Nobel prize foundation frets over its finances

STOCKHOLM (Reuters) – The Nobel Foundation might   have to reduce the money it awards winners of its prestigous  prizes due to the effects of the global financial crisis, its  director said yesterday.

The foundation will give 10 million Swedish crowns ($1.5  million) for each prize this year as it has done for most of the  last decade. But the downturn could strain resources for future  prizes.

“It might be in the future we would be forced to lower the  prize,” Michael Sohlman, Executive Director for the Nobel  Foundation, told a press briefing. “We have sailed the storm,  but have taken on some water.”

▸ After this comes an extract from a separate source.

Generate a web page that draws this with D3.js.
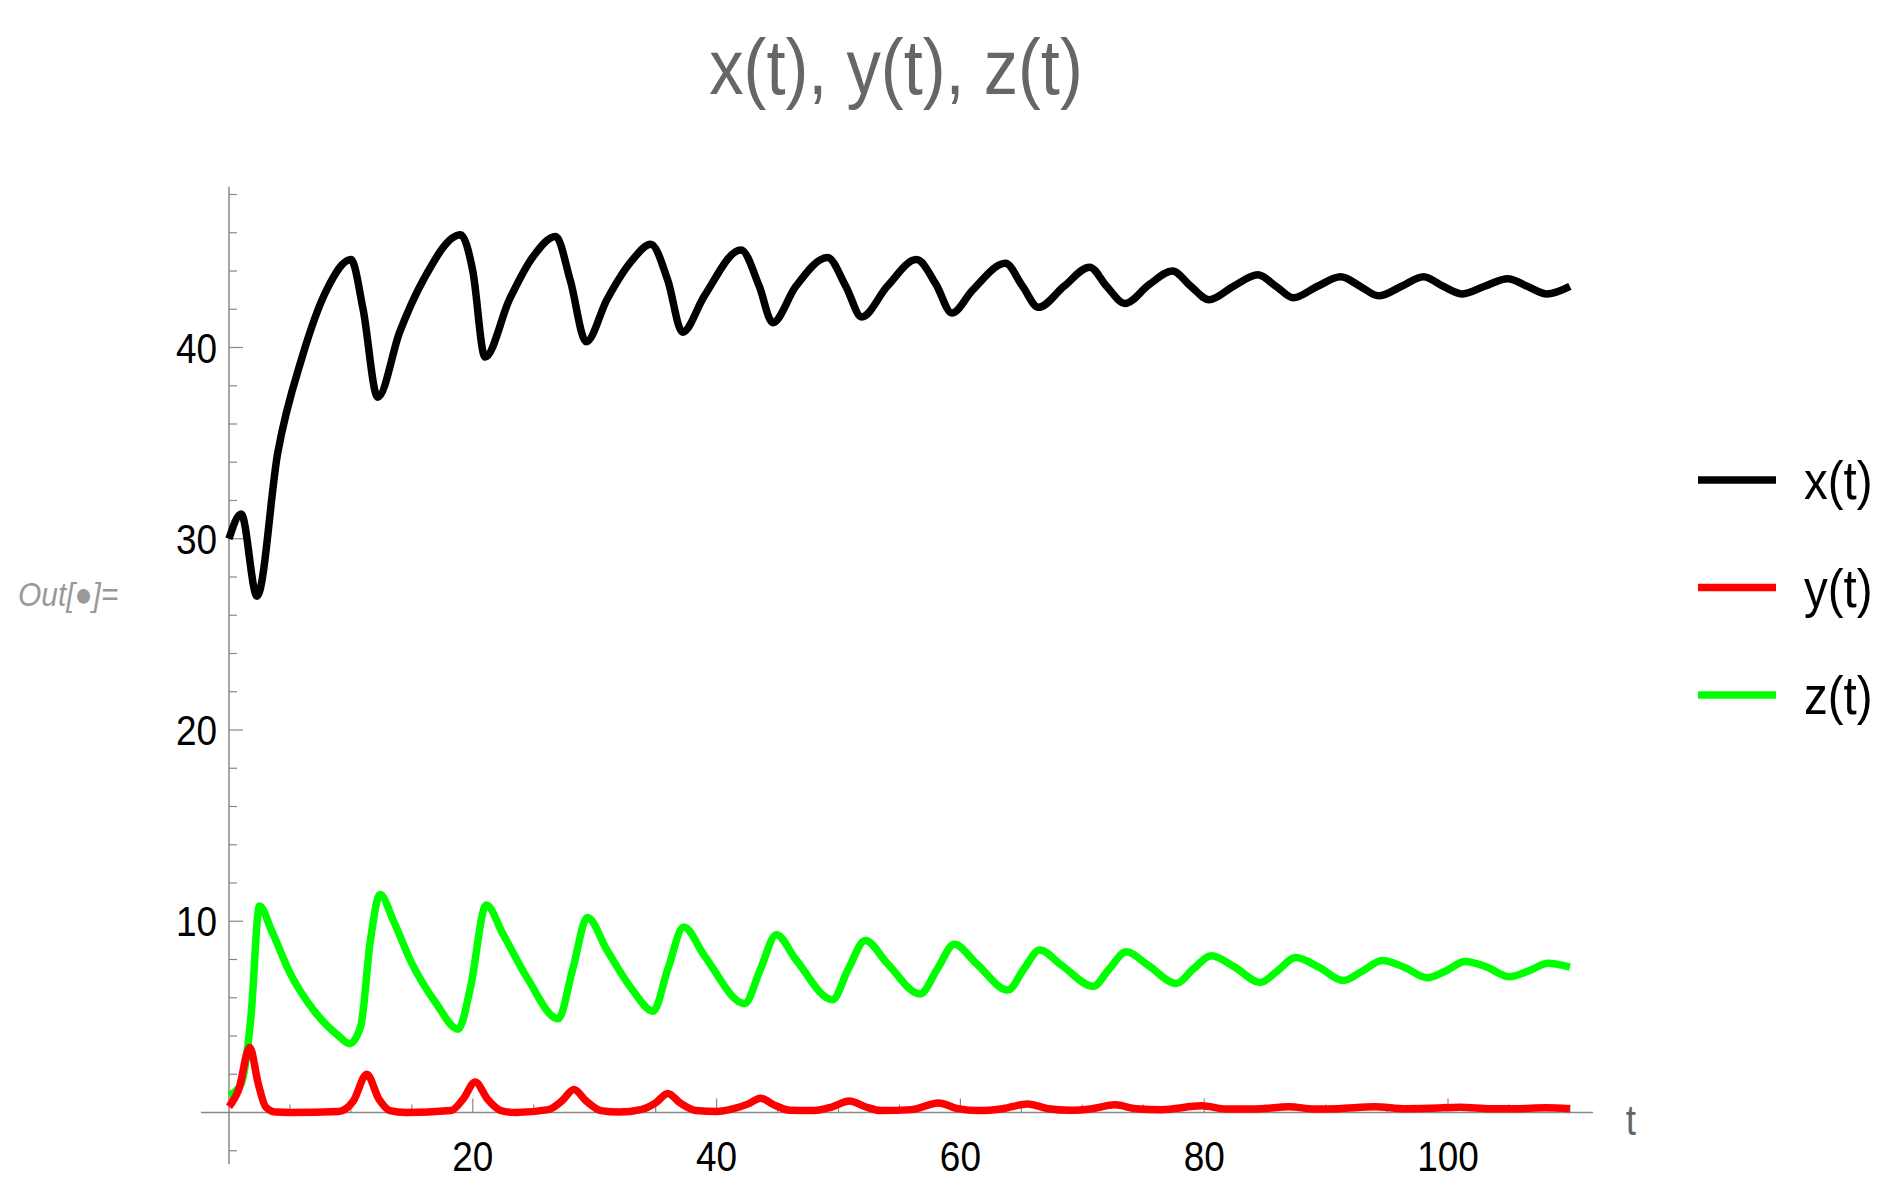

Sohlman said the value of the foundation’s assets had only  recovered somewhat in 2009 after it lost nearly one-fifth of its  invested capital last year due to the financial crisis.

Prizes for the sciences and for peace were established in  the will of 19th century dynamite tycoon Alfred Nobel and have  been handed out since 1901.

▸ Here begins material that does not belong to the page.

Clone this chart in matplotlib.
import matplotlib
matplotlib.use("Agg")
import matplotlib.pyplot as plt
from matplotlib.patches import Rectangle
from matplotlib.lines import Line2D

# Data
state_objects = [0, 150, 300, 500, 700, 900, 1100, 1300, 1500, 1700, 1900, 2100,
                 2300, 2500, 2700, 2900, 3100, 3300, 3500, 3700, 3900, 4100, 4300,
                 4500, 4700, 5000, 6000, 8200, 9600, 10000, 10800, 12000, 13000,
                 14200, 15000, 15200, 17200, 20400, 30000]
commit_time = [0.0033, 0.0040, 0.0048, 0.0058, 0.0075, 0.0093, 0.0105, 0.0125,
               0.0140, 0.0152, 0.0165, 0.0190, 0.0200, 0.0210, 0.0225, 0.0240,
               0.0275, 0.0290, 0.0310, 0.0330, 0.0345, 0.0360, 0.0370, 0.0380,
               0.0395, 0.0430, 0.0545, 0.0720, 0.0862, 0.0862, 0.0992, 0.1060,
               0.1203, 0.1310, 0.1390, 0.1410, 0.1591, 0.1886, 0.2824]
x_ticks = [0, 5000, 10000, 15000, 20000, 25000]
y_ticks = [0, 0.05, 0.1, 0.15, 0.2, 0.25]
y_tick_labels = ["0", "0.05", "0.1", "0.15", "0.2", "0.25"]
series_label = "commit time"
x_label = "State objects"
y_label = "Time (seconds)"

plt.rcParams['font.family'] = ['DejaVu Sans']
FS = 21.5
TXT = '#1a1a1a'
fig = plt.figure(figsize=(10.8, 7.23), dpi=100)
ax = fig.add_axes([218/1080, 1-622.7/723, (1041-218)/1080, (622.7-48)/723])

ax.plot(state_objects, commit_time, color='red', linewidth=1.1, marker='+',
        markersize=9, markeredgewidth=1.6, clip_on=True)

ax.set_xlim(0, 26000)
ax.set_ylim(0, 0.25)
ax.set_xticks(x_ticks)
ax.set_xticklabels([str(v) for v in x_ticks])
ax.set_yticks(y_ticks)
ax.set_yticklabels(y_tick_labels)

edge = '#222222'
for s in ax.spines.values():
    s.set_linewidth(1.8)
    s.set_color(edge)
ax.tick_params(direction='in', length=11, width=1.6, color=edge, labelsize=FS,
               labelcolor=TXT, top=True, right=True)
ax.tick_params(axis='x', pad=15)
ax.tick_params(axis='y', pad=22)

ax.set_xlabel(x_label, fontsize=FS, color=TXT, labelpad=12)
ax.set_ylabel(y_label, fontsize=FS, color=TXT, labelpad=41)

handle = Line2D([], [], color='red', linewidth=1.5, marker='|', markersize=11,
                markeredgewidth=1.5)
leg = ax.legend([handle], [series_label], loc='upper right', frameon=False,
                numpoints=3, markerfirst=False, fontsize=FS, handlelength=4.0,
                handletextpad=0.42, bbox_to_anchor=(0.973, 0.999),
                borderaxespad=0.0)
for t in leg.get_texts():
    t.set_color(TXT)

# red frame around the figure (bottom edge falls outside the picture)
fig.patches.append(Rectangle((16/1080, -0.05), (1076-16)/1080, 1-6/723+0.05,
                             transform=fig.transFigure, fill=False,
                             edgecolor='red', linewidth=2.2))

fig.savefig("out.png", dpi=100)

Nobel stipulated that 31 million crowns ($4.5 million)  should be invested in safe securities, the income from which  would be distributed annually in the form of prizes. The value  of the invested capital at the end of December last year was 2.8  billion crowns ($407.2 million).

The total cost for this year’s Nobels — some 120 million  crowns ($17.5 million) — covers everything from the cash awards  to a lavish banquet in Stockholm and a ceremony in Oslo where  US President Barack Obama will be awarded the Peace Prize.

The value of the prize has been steady or increased every  year since 1950, according to the foundation’s website. No  prizes were awarded during World War I or World War II.